(begin)

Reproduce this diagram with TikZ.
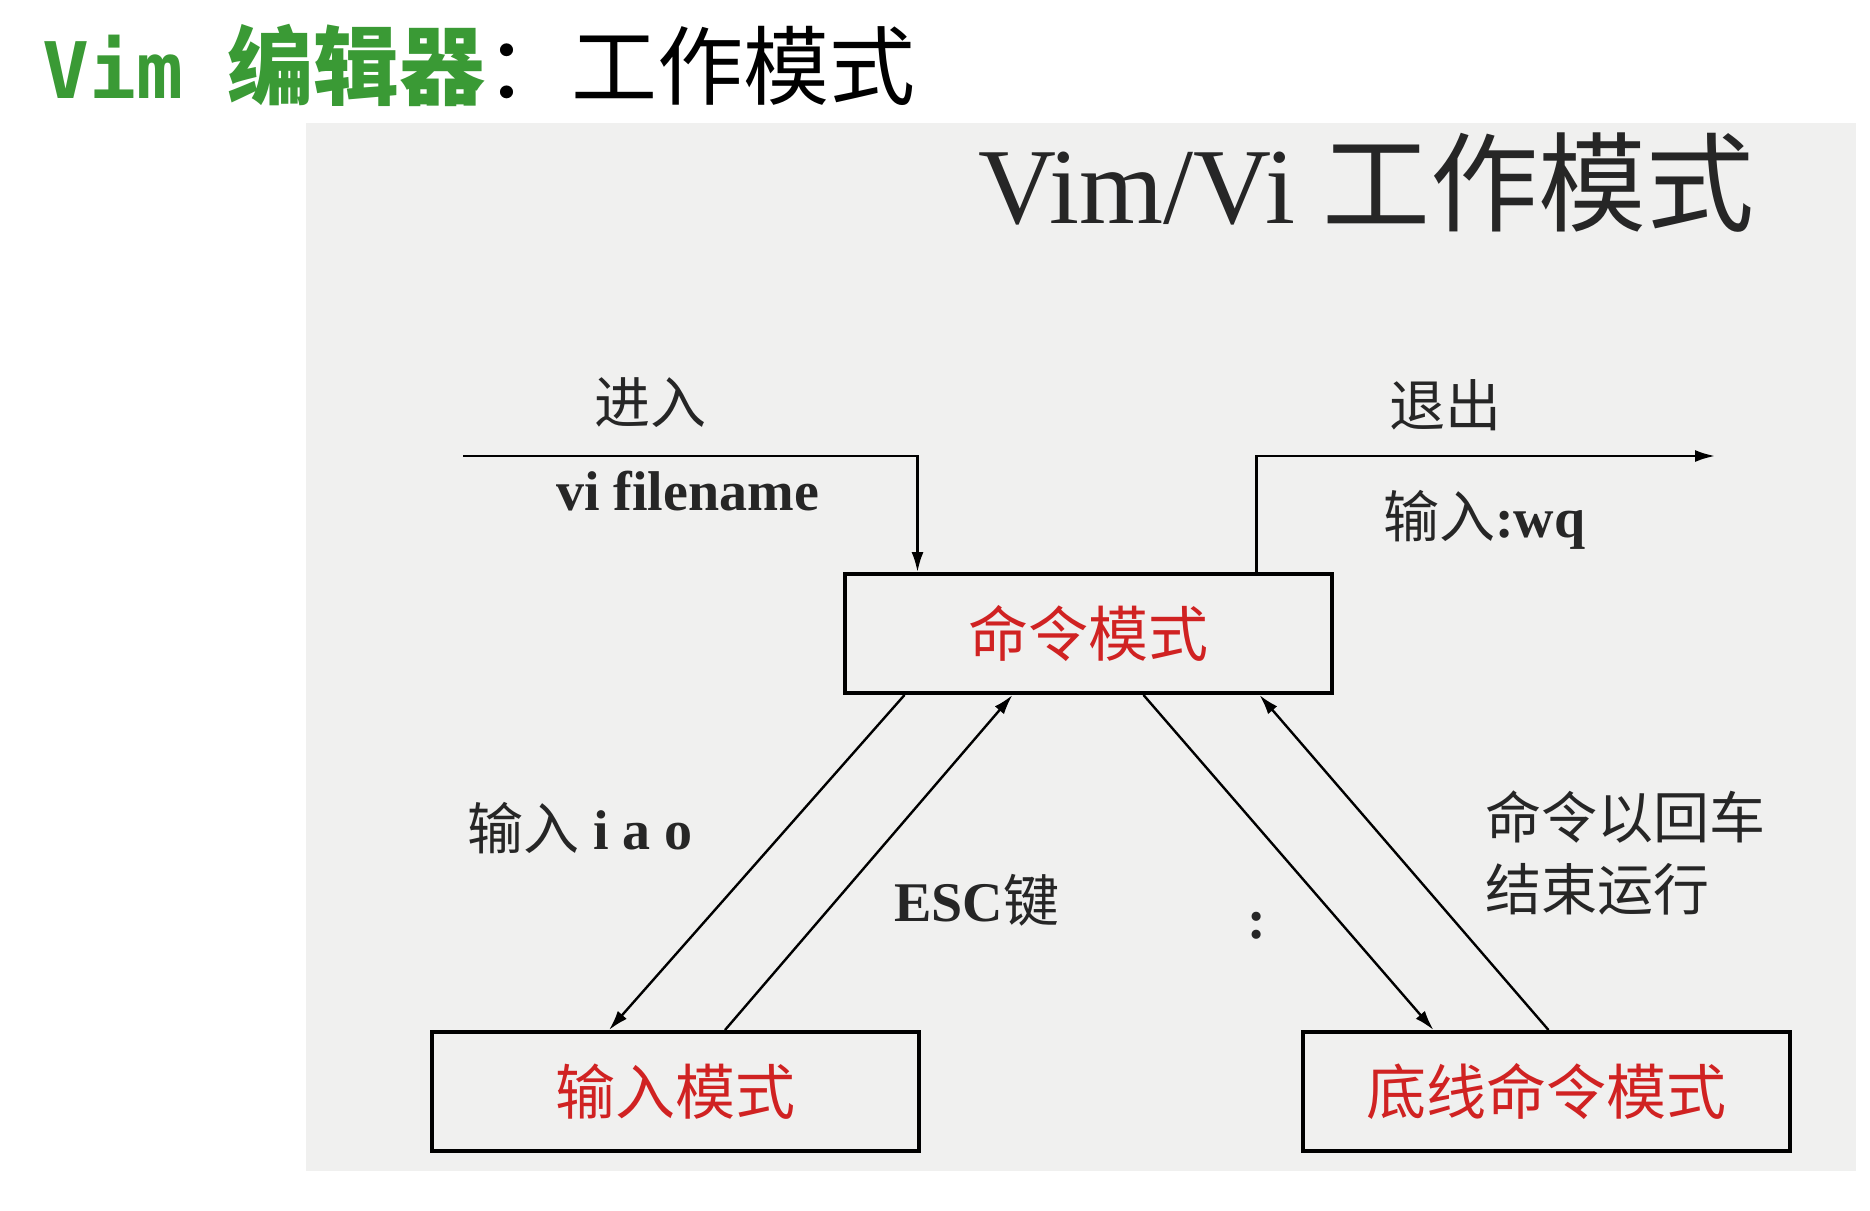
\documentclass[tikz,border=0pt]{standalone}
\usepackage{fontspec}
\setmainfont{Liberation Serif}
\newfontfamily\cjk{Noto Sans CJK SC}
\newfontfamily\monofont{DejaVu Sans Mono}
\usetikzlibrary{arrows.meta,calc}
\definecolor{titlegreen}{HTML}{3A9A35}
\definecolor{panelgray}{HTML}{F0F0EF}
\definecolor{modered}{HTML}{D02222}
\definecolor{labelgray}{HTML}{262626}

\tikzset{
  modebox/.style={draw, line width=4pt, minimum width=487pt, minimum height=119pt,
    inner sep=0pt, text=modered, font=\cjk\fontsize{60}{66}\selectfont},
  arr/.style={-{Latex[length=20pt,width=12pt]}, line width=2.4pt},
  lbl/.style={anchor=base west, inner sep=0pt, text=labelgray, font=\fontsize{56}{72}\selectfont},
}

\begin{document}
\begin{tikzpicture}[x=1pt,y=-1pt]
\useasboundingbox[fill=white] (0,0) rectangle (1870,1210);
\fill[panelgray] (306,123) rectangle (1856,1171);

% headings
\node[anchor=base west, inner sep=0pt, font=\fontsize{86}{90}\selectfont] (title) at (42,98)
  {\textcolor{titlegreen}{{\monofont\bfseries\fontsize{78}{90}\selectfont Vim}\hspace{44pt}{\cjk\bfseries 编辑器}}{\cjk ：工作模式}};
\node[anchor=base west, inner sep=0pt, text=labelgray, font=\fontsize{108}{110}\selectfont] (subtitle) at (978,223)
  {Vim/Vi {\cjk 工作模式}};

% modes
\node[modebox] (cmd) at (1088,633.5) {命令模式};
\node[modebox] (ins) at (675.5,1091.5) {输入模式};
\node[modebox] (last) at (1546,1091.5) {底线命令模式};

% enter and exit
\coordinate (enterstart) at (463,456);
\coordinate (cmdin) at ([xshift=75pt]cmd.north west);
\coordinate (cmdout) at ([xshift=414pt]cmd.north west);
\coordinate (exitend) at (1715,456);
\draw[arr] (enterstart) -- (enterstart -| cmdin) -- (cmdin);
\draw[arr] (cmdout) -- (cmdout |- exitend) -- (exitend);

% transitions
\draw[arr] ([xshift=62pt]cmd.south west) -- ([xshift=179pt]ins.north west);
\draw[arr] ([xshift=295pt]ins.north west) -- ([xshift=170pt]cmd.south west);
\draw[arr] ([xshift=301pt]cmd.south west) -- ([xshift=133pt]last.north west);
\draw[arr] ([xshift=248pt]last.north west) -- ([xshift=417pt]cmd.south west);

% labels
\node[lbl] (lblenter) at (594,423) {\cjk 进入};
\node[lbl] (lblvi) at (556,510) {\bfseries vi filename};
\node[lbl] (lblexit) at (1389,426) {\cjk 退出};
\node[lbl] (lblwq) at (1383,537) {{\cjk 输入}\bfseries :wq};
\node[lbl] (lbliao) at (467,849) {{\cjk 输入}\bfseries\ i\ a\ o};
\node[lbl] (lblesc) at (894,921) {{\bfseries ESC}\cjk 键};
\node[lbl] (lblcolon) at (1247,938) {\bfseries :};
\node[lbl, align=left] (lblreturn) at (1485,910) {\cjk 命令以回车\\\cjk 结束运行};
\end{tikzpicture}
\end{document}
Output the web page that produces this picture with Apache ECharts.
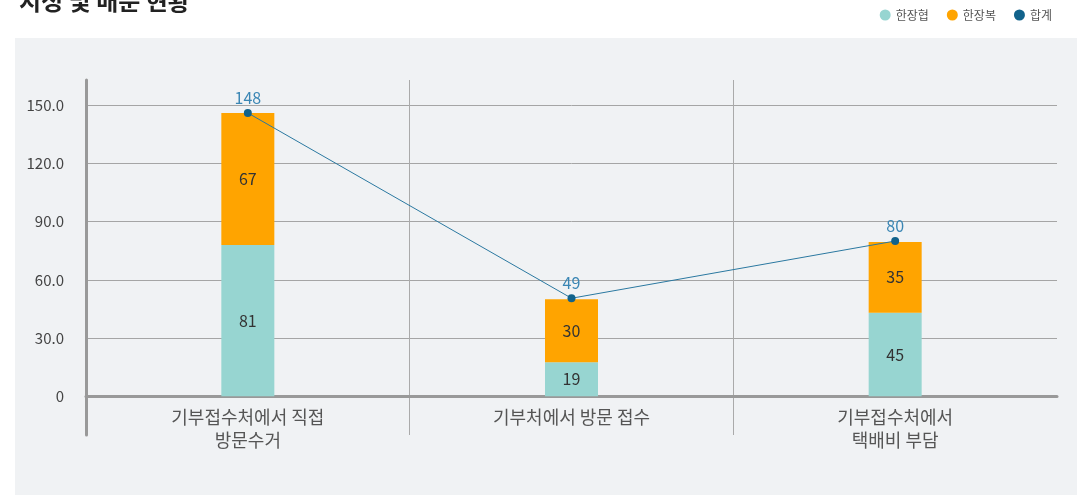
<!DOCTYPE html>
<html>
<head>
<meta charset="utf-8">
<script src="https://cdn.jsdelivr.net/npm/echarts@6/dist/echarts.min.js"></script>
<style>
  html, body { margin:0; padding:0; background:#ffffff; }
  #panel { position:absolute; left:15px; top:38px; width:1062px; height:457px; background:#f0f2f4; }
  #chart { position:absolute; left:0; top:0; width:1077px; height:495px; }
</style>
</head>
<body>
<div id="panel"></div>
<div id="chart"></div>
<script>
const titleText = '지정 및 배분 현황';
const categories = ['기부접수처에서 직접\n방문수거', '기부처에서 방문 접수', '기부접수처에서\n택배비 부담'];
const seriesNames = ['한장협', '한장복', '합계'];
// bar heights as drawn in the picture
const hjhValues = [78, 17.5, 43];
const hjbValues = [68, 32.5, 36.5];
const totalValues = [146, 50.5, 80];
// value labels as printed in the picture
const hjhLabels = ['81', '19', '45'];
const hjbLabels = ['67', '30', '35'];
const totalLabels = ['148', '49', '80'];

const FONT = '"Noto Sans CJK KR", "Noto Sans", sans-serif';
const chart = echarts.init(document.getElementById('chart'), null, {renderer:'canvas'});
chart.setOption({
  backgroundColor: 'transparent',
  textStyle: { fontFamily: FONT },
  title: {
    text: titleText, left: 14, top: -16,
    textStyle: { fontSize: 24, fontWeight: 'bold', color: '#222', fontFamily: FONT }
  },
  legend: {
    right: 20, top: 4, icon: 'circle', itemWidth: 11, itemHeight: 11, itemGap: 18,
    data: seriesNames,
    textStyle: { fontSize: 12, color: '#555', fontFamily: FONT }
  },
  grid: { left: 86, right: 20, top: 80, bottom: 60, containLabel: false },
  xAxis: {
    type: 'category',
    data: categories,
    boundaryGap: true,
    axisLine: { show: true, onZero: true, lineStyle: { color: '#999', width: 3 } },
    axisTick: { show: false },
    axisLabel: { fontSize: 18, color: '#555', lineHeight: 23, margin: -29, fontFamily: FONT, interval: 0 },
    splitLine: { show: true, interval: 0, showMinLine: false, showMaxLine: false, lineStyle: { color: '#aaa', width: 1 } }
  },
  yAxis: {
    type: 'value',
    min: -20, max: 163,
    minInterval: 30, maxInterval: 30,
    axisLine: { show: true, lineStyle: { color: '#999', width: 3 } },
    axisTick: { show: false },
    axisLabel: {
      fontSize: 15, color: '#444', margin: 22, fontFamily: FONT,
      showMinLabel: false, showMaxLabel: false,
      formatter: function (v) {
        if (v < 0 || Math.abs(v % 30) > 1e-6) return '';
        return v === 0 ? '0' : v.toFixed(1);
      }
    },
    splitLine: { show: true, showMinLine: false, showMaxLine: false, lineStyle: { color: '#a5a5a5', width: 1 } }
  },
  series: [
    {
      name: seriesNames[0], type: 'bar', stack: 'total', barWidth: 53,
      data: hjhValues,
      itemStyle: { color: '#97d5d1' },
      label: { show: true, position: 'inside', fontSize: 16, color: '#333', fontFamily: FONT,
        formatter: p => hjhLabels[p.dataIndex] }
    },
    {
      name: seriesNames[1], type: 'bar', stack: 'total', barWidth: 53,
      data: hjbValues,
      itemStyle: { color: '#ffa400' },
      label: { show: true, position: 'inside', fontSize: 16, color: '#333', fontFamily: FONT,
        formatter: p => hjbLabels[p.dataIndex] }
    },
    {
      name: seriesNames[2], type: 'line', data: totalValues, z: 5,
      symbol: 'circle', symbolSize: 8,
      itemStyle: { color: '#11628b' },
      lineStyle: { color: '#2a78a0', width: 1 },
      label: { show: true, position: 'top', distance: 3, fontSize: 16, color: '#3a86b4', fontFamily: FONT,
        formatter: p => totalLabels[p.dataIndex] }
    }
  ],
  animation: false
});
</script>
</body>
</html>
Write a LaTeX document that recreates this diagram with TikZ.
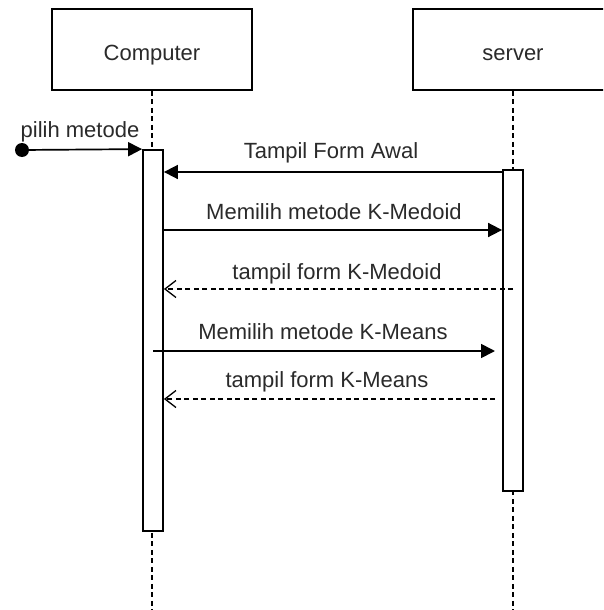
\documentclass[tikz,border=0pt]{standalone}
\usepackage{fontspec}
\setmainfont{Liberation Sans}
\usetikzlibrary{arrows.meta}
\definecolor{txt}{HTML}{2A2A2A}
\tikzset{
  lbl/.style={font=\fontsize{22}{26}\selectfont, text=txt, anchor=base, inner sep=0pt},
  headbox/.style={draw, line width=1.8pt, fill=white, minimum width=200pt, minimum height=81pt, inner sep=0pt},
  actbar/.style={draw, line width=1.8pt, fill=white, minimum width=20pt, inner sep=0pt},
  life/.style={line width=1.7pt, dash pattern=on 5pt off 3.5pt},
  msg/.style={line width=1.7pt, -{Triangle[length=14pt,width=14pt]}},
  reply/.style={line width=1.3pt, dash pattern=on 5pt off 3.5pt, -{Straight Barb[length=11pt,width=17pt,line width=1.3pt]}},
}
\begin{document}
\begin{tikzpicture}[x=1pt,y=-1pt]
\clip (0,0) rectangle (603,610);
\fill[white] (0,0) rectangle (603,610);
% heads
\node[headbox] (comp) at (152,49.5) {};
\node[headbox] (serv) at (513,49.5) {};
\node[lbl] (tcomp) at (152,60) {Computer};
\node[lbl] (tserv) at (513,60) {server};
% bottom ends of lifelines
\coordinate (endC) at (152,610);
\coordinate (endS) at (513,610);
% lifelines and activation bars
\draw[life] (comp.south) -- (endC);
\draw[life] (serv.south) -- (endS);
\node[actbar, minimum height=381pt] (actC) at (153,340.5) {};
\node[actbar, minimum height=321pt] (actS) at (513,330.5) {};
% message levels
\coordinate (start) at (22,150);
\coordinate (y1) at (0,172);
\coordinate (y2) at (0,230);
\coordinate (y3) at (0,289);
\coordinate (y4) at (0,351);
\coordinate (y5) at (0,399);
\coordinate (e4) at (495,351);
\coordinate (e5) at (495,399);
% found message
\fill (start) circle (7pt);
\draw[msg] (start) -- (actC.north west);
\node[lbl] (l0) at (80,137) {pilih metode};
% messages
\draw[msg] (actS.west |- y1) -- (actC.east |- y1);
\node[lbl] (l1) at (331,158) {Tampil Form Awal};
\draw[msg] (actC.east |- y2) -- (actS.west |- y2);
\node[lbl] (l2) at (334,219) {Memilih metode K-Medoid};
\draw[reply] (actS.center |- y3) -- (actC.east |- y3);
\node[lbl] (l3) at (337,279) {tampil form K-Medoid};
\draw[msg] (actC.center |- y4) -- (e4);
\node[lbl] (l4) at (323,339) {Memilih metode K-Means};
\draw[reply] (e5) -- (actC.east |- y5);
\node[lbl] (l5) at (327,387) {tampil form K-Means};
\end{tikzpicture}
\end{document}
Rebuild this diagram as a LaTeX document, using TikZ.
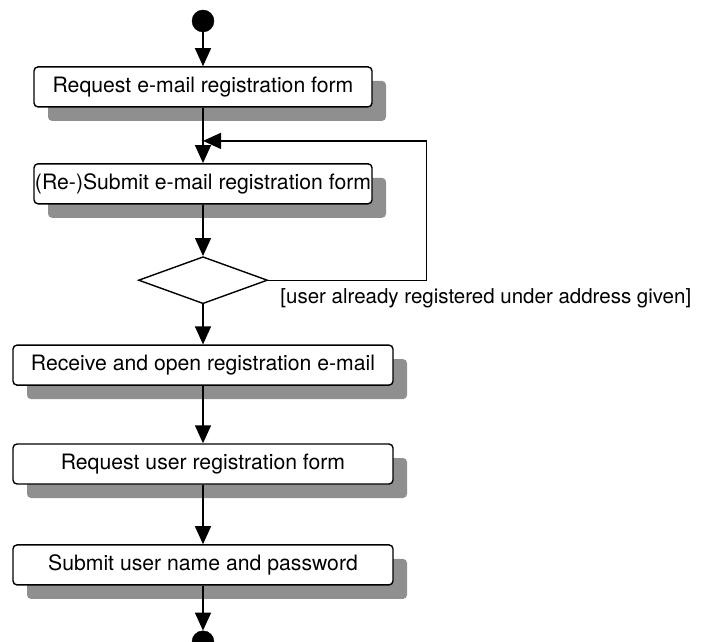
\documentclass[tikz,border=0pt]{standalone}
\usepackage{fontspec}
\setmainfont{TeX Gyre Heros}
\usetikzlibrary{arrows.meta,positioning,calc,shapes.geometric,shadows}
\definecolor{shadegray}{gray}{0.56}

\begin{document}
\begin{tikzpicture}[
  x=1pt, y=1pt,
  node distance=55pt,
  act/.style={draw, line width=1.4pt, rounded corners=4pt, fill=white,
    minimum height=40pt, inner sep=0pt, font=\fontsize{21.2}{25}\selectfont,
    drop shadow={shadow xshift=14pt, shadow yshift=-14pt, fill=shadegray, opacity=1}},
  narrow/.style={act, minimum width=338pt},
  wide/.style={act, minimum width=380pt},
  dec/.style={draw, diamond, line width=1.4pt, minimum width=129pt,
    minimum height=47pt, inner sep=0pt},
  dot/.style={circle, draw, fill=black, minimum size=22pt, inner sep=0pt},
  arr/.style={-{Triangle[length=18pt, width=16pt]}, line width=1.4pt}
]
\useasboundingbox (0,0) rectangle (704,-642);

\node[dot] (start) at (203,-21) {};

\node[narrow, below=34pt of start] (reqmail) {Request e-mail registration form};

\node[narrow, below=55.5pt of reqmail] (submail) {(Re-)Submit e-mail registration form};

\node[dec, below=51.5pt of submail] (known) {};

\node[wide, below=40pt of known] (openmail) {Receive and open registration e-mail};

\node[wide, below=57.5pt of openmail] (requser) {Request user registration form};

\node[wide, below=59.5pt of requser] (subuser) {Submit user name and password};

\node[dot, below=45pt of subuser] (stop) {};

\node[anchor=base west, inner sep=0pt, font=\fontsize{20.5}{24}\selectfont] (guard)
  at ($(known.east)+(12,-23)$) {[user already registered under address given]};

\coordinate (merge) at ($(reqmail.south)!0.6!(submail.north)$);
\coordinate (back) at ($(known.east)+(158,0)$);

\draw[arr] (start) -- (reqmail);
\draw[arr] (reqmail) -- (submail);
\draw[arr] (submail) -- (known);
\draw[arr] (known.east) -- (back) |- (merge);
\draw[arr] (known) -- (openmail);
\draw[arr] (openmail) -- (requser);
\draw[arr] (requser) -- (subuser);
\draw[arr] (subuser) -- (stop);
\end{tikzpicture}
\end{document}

(end)

◆ OBJECTIVE ◆
From the entries above, copy every line containing the word "that".

◆ RESPONSE ◆
Output the web page that produces this picture with Apache ECharts.
Write a LaTeX document that recreates this diagram with TikZ.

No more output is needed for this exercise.